Jude: The new Messiah? No. No. Absolutely not.
Father Christophe: Is this the six-year-old who rose from the dead? I thought she sounded promising.
Jude: Well, she wasn't. She' just an ordinary little girl. We should leave her be. What... What is going on here? And enough with the stolen glances. If you two want to have sex, go get a room.
Cardinal Crawshaw: Jude, language!
Jude: What is going on here? I've never seen these two before! And why are we meeting down here?
Cardinal Crawshaw: Consider this an informal steering committee to discuss the theological implications of the current situation.

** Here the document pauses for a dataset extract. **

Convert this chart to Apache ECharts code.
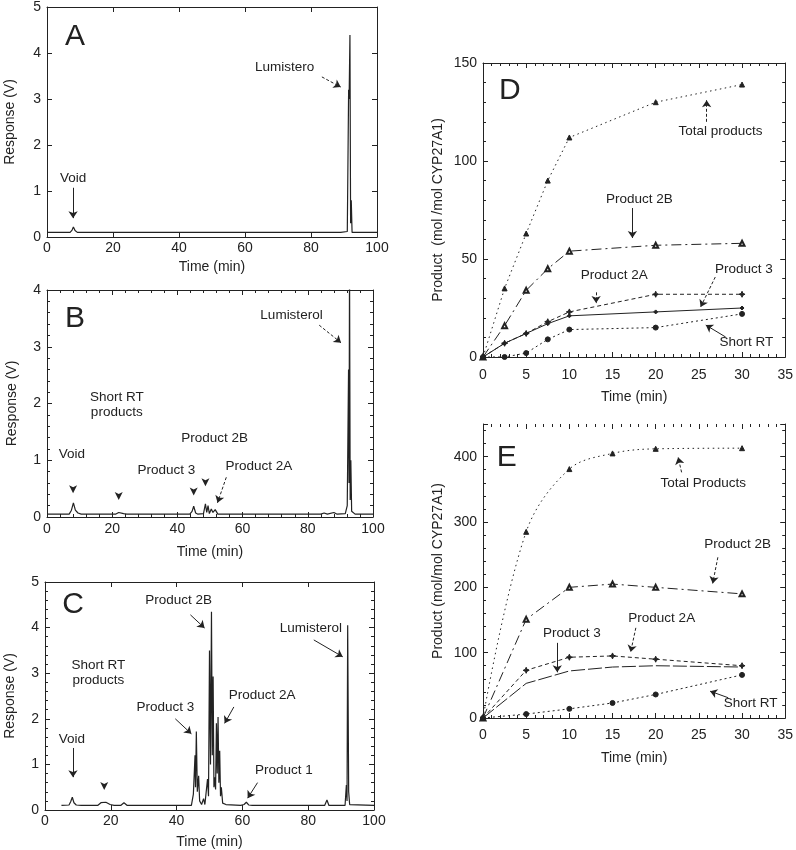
<!DOCTYPE html>
<html><head><meta charset="utf-8">
<script src="https://cdn.jsdelivr.net/npm/echarts@6/dist/echarts.min.js"></script>
<style>html,body{margin:0;padding:0;background:#fff}#c{width:796px;height:850px}</style>
</head><body><div id="c"></div>
<script>
// ---------- DATA ----------
// Chromatograms: [time (min), response (V)]
const chromA = [[0,0.1],[7,0.1],[7.6,0.15],[8,0.22],[8.5,0.14],[9.2,0.1],[10,0.1],[88,0.1],[88.5,0.13],[89,0.1],[91.0,0.12],[91.4,3.2],[91.55,3.0],[91.8,4.39],[92.0,0.3],[92.2,0.8],[92.45,0.1],[100,0.1]];
const chromB = [[0,0.05],[6.8,0.05],[7.5,0.12],[8.1,0.25],[8.7,0.12],[9.5,0.07],[10.5,0.05],[21,0.05],[22,0.08],[23.5,0.06],[24.5,0.05],[43.8,0.05],[44.5,0.1],[45,0.19],[45.6,0.07],[46.3,0.05],[48,0.06],[48.6,0.23],[49,0.08],[49.4,0.2],[49.8,0.06],[50.4,0.14],[50.9,0.08],[51.6,0.13],[52.4,0.05],[84,0.05],[85,0.07],[86,0.05],[88,0.08],[89,0.05],[91.5,0.06],[92.1,0.2],[92.5,2.6],[92.65,0.6],[92.8,4.5],[93.0,0.3],[93.2,1.0],[93.45,0.1],[94.5,0.05],[100,0.05]];
const chromC = [[5,0.1],[7.3,0.11],[7.8,0.18],[8.3,0.28],[8.8,0.16],[9.5,0.11],[11,0.1],[16,0.1],[17,0.16],[18.5,0.17],[19.8,0.12],[21,0.1],[23,0.1],[24,0.16],[25,0.1],[38,0.1],[38.6,0.13],[39.2,0.1],[44.5,0.1],[45.1,0.35],[45.6,1.2],[45.75,0.5],[46.0,1.72],[46.3,0.4],[46.7,0.75],[47.0,0.2],[47.6,0.12],[48.2,0.25],[48.6,0.12],[49.4,0.68],[49.7,0.3],[50.0,3.5],[50.3,1.0],[50.6,4.35],[50.85,1.2],[51.1,2.93],[51.35,0.5],[51.6,0.72],[51.85,0.45],[52.1,1.9],[52.35,0.8],[52.6,2.04],[52.85,0.6],[53.1,1.3],[53.35,0.3],[53.6,0.5],[54,0.15],[55,0.12],[59.5,0.1],[60.5,0.12],[61.2,0.17],[61.9,0.11],[63,0.1],[85,0.1],[85.7,0.22],[86.3,0.1],[91.2,0.1],[91.6,0.55],[91.8,0.2],[92.0,4.05],[92.3,0.4],[92.6,0.12],[100,0.1]];

// Panel D time course (mol/mol CYP27A1)
const timesD = [0, 2.5, 5, 7.5, 10, 20, 30];
const totalD = [0, 35, 63, 90, 112, 130, 139];
const p2bD   = [0, 16, 34, 45, 54, 57, 58];
const p2aD   = [0, 7, 12, 18, 23, 32, 32];
const p3D    = [0, 7, 12, 17, 21, 23, 25];
const shortD = [0, 0, 2, 9, 14, 15, 22];

// Panel E time course
const timesE = [0, 5, 10, 15, 20, 30];
const totalE = [0, 285, 381, 405, 412, 413];
const p2bE   = [0, 151, 200, 205, 200, 190];
const p2aE   = [0, 73, 93, 95, 90, 80];
const p3E    = [0, 53, 72, 78, 80, 78];
const shortE = [0, 6, 14, 23, 36, 66];

// ---------- STYLE / LAYOUT ----------
const INK = '#222';
const FONT = "'Liberation Sans', Arial, sans-serif";
const pair = (xs, ys) => xs.map((x, i) => [x, ys[i]]);

const panels = [
  {grid:{left:47,top:7,width:330,height:230}, x:{max:100,interval:20,minor:0,margin:4,nameGap:23}, y:{max:5,interval:1,minor:0,name:'Response (V)',nameGap:30}},
  {grid:{left:47,top:290,width:326,height:227}, x:{max:100,interval:20,minor:5,margin:5,nameGap:28}, y:{max:4,interval:1,minor:5,name:'Response (V)',nameGap:28}},
  {grid:{left:45,top:582,width:329,height:228}, x:{max:100,interval:20,minor:0,margin:4,nameGap:25}, y:{max:5,interval:1,minor:5,name:'Response (V)',nameGap:28}},
  {grid:{left:483,top:63,width:304,height:294}, x:{max:35,interval:5,minor:5,margin:11,nameGap:33}, y:{max:150,interval:50,minor:5,name:'Product  (mol /mol CYP27A1)',nameGap:38}},
  {grid:{left:483,top:424,width:305,height:294}, x:{max:35,interval:5,minor:5,margin:10,nameGap:33}, y:{max:450,interval:100,minor:5,name:'Product (mol/mol CYP27A1)',nameGap:38,fmt:true}, noTop:true}
];

const grids = [], xAxes = [], yAxes = [];
panels.forEach((p, i) => {
  grids.push(Object.assign({show:false}, p.grid));
  const common = {gridIndex:i, type:'value', min:0, splitLine:{show:false},
    axisLine:{show:true,onZero:false,lineStyle:{color:INK,width:1}},
    axisTick:{inside:true,length:5,lineStyle:{color:INK}}};
  xAxes.push(Object.assign({}, common, {position:'bottom', max:p.x.max, interval:p.x.interval,
    name:'Time (min)', nameLocation:'middle', nameGap:p.x.nameGap,
    nameTextStyle:{fontSize:14,color:INK,fontFamily:FONT},
    minorTick:{show:p.x.minor>0,splitNumber:p.x.minor||5,length:3,lineStyle:{color:INK}},
    axisLabel:{margin:p.x.margin,fontSize:14,color:INK,fontFamily:FONT}}));
  xAxes.push(Object.assign({}, common, {position:'top', max:p.x.max, interval:p.x.interval,
    axisLine:{show:!p.noTop,onZero:false,lineStyle:{color:INK,width:1}},
    minorTick:{show:p.x.minor>0,splitNumber:p.x.minor||5,length:3,lineStyle:{color:INK}},
    axisLabel:{show:false}}));
  yAxes.push(Object.assign({}, common, {position:'left', max:p.y.max, interval:p.y.interval,
    name:p.y.name, nameLocation:'middle', nameGap:p.y.nameGap,
    nameTextStyle:{fontSize:14,color:INK,fontFamily:FONT},
    minorTick:{show:p.y.minor>0,splitNumber:p.y.minor||5,length:3,lineStyle:{color:INK}},
    axisLabel:{margin:6,fontSize:14,color:INK,fontFamily:FONT,
      formatter: p.y.fmt ? (v => (v % 100 === 0 ? String(v) : '')) : null}}));
  yAxes.push(Object.assign({}, common, {position:'right', max:p.y.max, interval:p.y.interval,
    minorTick:{show:p.y.minor>0,splitNumber:p.y.minor||5,length:3,lineStyle:{color:INK}},
    axisLabel:{show:false}}));
});

// annotation helpers (data coordinates)
function txt(t, x, y, size) {
  return {name:t, coord:[x,y], symbol:'circle', symbolSize:1, itemStyle:{color:'rgba(0,0,0,0)'},
    label:{show:true, position:'inside', formatter:t, fontSize:size||13.5, color:INK, fontFamily:FONT, lineHeight:15}};
}
function vmark(x, y) {
  return {coord:[x,y], symbol:'arrow', symbolRotate:180, symbolSize:[6,8], itemStyle:{color:INK}, label:{show:false}};
}
function arr(x1, y1, x2, y2, dashed) {
  return [{coord:[x1,y1], lineStyle:{type: dashed ? [3,2] : 'solid', color:INK, width:1}}, {coord:[x2,y2]}];
}
function marks(texts, arrows) {
  return {
    markPoint:{silent:true, animation:false, data:texts},
    markLine:{silent:true, animation:false, symbol:['none','arrow'], symbolSize:7,
      label:{show:false}, lineStyle:{color:INK,width:1}, emphasis:{disabled:true}, data:arrows}
  };
}

const chromStyle = {type:'line', symbol:'none', clip:true, animation:false, silent:true,
  lineStyle:{color:INK,width:1.2}};

const series = [];
// Panel A
series.push(Object.assign({}, chromStyle, {xAxisIndex:0, yAxisIndex:0, data:chromA},
  marks([txt('A',8.5,4.35,30), txt('Void',7.9,1.28), txt('Lumistero',72,3.7)],
        [arr(7.9,1.07,7.9,0.41,false), arr(83.3,3.48,89,3.26,true)])));
// Panel B
series.push(Object.assign({}, chromStyle, {xAxisIndex:2, yAxisIndex:2, data:chromB},
  marks([txt('B',8.6,3.5,30), txt('Short RT\nproducts',21.4,1.97), txt('Product 2B',51.4,1.39),
         txt('Void',7.6,1.11), txt('Product 3',36.6,0.83), txt('Product 2A',65,0.9), txt('Lumisterol',75,3.56),
         vmark(8,0.42), vmark(22,0.3), vmark(45,0.38), vmark(48.6,0.54)],
        [arr(83.5,3.38,90.2,3.07,true), arr(55,0.7,52.3,0.25,true)])));
// Panel C
series.push(Object.assign({}, chromStyle, {xAxisIndex:4, yAxisIndex:4, data:chromC},
  marks([txt('C',8.5,4.5,30), txt('Short RT\nproducts',16.2,3.0), txt('Product 2B',40.6,4.6),
         txt('Lumisterol',80.8,3.99), txt('Product 2A',66,2.52), txt('Product 3',36.6,2.26),
         txt('Void',8.2,1.56), txt('Product 1',72.6,0.88), vmark(18,0.44)],
        [arr(44.2,4.28,48.5,3.99,false), arr(81.7,3.73,90.5,3.36,false), arr(57.4,2.26,54.6,1.9,false),
         arr(39.6,2.0,44.5,1.67,false), arr(8.5,1.36,8.5,0.72,false), arr(64.6,0.6,61.6,0.26,false)])));

function kin(xi, yi, data, sym, size, dash, smooth) {
  return {type:'line', xAxisIndex:xi, yAxisIndex:yi, data, symbol:sym, symbolSize:size, showSymbol:sym!=='none',
    smooth:smooth||false, animation:false, silent:true, clip:false,
    itemStyle:{color:INK, borderColor:INK}, lineStyle:{color:INK, width:1, type:dash}};
}
const star = 'path://M0,-10L3,-3L10,0L3,3L0,10L-3,3L-10,0L-3,-3Z';
// Panel D
series.push(Object.assign(kin(6,6,pair(timesD,totalD),'triangle',5,[1.5,3.5]),
  marks([txt('D',3.1,136,30), txt('Total products',27.5,115), txt('Product 2B',18.1,80.6),
         txt('Product 2A',15.2,41.8), txt('Product 3',30.2,45), txt('Short RT',30.5,7.7)],
        [arr(25.9,120,25.9,131,true), arr(17.3,76,17.3,60.7,false), arr(13.1,33,13.1,27.5,true),
         arr(26.9,40.8,25.2,25.5,true), arr(28.1,10.2,25.8,16.3,false)])));
series.push(kin(6,6,pair(timesD,p2bD),'emptyTriangle',5,[10,4,2,4]));
series.push(kin(6,6,pair(timesD,p2aD),star,6,[4,3]));
series.push(kin(6,6,pair(timesD,p3D),'diamond',4,'solid'));
series.push(kin(6,6,pair(timesD,shortD),'circle',5,[2,3]));
// Panel E
series.push(Object.assign(kin(8,8,pair(timesE,totalE),'triangle',5,[1.5,3.5],0.35),
  marks([txt('E',2.75,399,30), txt('Total Products',25.5,359), txt('Product 2B',29.5,266),
         txt('Product 2A',20.7,153), txt('Product 3',10.3,130), txt('Short RT',31,23)],
        [arr(23,376,22.6,399,true), arr(27.2,246,26.6,206,true), arr(17.7,138,17.1,101,true),
         arr(8.6,115,8.6,70,false), arr(28.4,31,26.3,41,false)])));
series.push(kin(8,8,pair(timesE,p2bE),'emptyTriangle',5,[10,4,2,4]));
series.push(kin(8,8,pair(timesE,p2aE),star,6,[4,3]));
series.push(kin(8,8,pair(timesE,p3E),'none',4,[14,3]));
series.push(kin(8,8,pair(timesE,shortE),'circle',5,[2,3]));

const chart = echarts.init(document.getElementById('c'), null, {renderer:'canvas'});
chart.setOption({
  animation:false,
  backgroundColor:'#fff',
  textStyle:{fontFamily:FONT},
  grid:grids, xAxis:xAxes, yAxis:yAxes, series
});
</script></body></html>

Father Christophe: We know the candidates are, on the whole, unsatisfactory. But with our future dependent on these missiles, we must have a contingency, yes?
Jude: A contingency?
Scotty: T minus one minute.
Man 1: Roger, one minute and counting.
Scotty: Okay, status updates please. Guidance systems?
Man 2: Guidance systems go!
Scotty: Engineering?
Man 3: Engineering, go.
Scotty: Comms?
Woman 1: Comms are go.
Scotty: Pyro's?
Woman 2: Pyro's, go.
Scotty: Detonators?
Man 4: Detonators, go.
Scotty: Thank you. All systems go. Good luck, everyone.

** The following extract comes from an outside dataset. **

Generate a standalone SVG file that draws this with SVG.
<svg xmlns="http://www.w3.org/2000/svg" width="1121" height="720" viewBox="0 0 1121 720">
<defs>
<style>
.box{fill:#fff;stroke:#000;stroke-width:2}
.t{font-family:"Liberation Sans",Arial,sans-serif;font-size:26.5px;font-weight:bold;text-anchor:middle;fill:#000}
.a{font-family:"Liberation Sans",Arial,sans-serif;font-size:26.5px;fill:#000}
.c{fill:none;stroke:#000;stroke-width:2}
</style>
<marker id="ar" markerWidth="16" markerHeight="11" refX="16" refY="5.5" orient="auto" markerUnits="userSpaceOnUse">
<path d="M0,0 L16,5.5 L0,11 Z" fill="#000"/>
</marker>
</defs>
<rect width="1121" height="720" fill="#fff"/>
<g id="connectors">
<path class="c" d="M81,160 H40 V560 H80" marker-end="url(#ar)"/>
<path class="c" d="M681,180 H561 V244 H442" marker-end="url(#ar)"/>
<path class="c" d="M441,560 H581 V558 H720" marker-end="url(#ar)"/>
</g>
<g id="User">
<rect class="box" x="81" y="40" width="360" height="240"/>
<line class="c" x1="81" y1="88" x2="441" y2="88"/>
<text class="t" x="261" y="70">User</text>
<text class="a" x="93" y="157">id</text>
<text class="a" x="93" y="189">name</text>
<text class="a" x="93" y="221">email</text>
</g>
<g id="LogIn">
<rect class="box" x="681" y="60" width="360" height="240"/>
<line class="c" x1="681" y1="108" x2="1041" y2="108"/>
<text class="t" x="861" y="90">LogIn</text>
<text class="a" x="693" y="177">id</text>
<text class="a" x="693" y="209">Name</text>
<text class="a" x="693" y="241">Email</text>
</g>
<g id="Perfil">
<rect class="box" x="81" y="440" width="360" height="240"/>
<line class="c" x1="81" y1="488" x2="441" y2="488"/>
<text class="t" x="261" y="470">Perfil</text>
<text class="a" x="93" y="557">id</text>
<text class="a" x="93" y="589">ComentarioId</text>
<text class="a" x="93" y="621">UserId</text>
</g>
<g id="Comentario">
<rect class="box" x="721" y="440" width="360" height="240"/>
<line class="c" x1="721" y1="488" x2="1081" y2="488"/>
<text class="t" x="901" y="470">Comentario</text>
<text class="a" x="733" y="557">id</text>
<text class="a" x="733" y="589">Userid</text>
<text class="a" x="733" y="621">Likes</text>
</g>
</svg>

Father Christophe: If Saviour succeeds we have no problem, the world is not ending. It is not the final judgement. But if Saviour fails, and the end really is nigh, is it fair to send the faithful to their graves stripped of all hope?
President: This is the dawn of the New American Century, General, I can feel it. This is about looking the Chinese in the eye and saying, "We still run this town." If it works, they put me on Rushmore!
General Gaines: Do you mind, sir? We're trying to work here.
Father Christophe: The people need hope. We promised them a Messiah. So we must give them one. Whether we believe in him or not is inconsequential.
Scotty: T minus 10, nine, eight, seven, six, five, four...
Jude: Are you saying what I think you're saying?
Scotty: Two, one. Fire.
The cardinals’ abdication of their spiritual and moral duty to the faith prompts Father Jude to leave the priesthood, choosing to live a happily married life with Sister Celine Leonti (Gaia Scodellaro) rather than to continue serving a corrupted church. But before Sister Celine can accept his proposition, Father Jude is found hanging in his office.
For a formerly skeptical priest so newly recommitted to the faith to take his own life is incredibly jarring. For Catholics, suicide is a particularly heinous offense that would damn Jude to hell. But the alternative implied by the show—that Father Jude was murdered by the group of cardinals he walked out on—is even worse. Priests aren’t perfect, but You, Me, and the Apocalypse asks viewers to believe that a group of the Roman Catholic Church’s most senior adherents would suddenly cast aside their faith in a time of crisis, violating at least two of the Ten Commandments in the process by murdering their fellow priest and knowingly promoting a false messiah.
It’s unclear how the show can write itself out of this plotline, but I doubt the writers have any interest in doing so. The show has consistently attacked the church, and shows no sign of relenting.